[Data to process start]

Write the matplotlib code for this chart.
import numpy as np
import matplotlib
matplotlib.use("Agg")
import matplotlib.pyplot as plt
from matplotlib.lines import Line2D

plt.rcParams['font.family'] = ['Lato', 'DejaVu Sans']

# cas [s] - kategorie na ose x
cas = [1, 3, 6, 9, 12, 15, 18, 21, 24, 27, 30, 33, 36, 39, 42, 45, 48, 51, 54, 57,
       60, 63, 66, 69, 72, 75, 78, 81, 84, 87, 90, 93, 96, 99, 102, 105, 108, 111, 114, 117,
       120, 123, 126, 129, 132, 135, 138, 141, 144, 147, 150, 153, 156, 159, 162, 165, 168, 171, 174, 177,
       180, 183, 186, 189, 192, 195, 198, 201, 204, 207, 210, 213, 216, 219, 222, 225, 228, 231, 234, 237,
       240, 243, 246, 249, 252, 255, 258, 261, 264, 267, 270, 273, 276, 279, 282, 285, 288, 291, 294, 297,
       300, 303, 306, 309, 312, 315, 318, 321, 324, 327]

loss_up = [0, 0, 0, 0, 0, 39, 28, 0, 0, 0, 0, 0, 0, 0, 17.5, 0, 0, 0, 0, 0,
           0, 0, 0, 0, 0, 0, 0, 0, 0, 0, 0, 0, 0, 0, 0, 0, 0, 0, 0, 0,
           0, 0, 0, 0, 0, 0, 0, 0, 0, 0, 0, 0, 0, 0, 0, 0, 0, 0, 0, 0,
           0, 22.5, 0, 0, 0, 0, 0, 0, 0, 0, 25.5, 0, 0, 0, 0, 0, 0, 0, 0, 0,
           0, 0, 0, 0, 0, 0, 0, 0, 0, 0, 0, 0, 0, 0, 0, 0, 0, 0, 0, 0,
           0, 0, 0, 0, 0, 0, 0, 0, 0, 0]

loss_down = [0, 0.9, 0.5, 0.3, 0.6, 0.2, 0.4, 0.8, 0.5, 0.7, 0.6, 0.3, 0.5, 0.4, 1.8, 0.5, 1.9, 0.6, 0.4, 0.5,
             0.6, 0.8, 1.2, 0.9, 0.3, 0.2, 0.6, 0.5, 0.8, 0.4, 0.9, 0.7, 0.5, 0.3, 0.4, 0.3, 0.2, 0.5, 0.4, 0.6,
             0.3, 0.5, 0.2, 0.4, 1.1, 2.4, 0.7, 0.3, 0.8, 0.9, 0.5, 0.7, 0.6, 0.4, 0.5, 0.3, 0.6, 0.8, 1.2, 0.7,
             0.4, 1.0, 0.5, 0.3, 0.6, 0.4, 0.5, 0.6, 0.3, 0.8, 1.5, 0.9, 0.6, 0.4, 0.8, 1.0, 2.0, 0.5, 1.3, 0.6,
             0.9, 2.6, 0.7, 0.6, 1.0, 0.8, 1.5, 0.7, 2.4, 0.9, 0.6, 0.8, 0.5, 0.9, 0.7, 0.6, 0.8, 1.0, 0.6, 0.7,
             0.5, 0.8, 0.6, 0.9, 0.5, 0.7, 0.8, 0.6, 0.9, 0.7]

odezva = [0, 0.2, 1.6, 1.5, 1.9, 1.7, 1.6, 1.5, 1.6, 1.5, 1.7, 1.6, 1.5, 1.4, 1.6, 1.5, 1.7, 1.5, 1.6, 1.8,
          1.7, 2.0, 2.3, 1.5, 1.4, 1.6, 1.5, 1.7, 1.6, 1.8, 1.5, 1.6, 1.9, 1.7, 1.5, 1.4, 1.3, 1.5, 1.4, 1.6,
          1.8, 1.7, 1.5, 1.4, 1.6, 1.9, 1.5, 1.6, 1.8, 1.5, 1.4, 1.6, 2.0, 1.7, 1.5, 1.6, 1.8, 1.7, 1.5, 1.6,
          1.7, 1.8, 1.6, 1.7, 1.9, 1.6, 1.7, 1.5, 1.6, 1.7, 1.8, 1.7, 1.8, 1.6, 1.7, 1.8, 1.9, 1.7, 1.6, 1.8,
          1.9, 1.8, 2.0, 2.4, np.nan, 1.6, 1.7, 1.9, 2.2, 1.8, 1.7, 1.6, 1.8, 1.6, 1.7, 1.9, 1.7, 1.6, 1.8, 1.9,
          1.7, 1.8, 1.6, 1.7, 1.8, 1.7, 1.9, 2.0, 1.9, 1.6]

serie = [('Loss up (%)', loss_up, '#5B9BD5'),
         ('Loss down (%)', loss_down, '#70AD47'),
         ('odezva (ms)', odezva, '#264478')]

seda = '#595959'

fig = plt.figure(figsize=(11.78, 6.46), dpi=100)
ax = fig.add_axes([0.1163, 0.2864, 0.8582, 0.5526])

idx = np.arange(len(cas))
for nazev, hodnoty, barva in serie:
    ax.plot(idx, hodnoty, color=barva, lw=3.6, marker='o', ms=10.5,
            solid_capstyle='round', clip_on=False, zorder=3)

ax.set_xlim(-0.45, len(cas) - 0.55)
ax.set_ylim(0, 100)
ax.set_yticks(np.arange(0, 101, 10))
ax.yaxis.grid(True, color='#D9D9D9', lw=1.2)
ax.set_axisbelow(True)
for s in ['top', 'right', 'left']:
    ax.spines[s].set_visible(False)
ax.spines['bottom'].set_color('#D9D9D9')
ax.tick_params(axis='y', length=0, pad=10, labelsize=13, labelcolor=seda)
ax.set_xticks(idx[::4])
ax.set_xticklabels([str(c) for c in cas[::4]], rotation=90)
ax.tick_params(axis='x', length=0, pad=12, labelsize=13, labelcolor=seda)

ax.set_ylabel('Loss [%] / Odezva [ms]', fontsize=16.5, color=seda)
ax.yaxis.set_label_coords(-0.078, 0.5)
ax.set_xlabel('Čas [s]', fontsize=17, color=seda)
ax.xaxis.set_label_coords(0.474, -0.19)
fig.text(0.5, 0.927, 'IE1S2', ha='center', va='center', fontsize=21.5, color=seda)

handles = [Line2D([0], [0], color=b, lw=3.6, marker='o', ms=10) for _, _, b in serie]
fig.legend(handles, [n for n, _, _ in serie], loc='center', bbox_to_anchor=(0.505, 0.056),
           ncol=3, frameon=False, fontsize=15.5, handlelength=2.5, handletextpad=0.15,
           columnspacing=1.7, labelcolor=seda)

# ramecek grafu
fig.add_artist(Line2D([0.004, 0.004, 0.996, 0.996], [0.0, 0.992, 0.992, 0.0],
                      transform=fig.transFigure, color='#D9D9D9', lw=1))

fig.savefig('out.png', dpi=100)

[Data to process end]
[Data to process start]

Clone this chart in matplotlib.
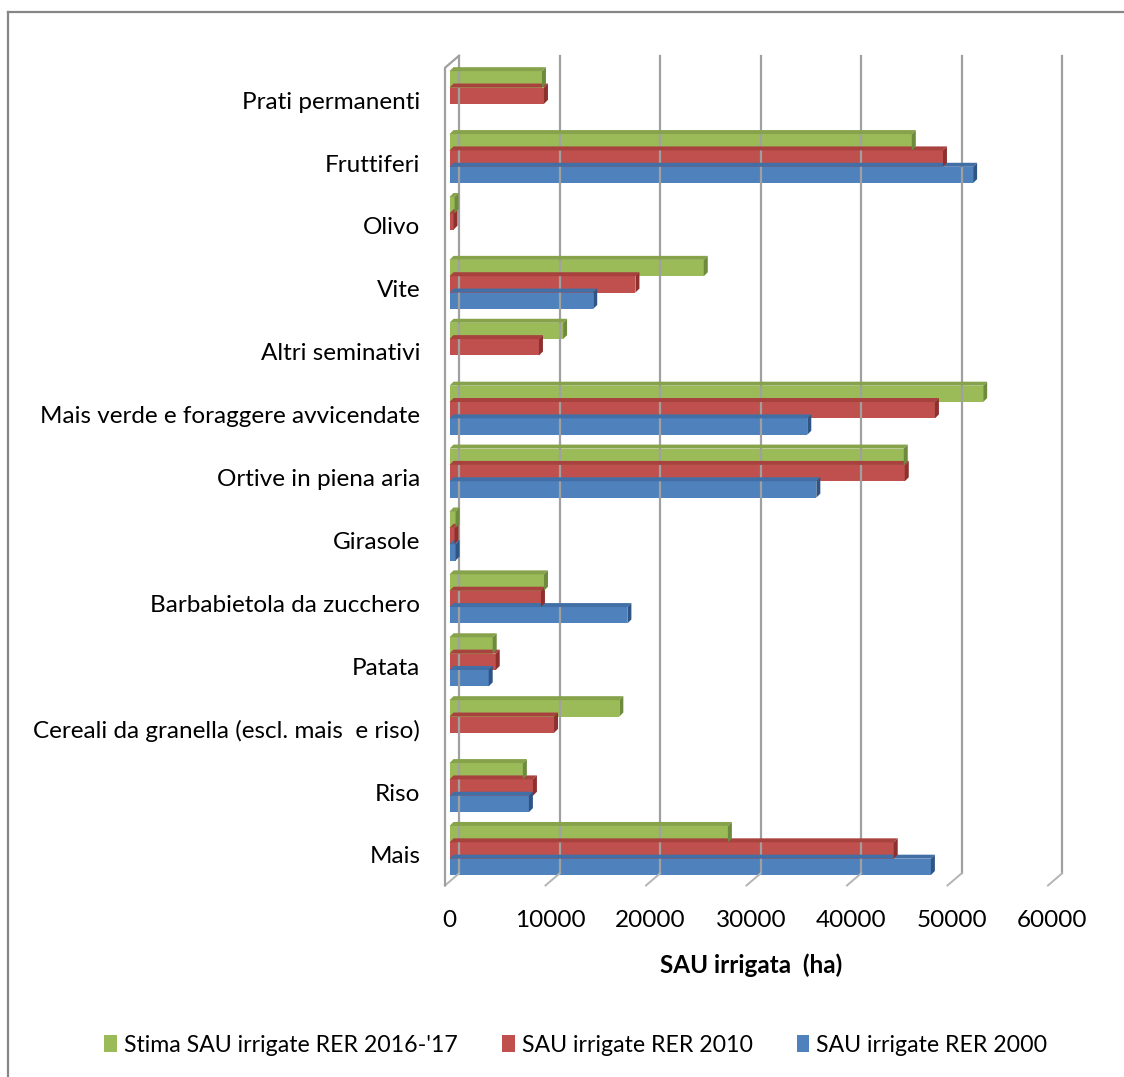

[Data to process end]

Looking at the listing above, how many of its lines contain the string "matplotlib"? Give the number alone.

• Solution
6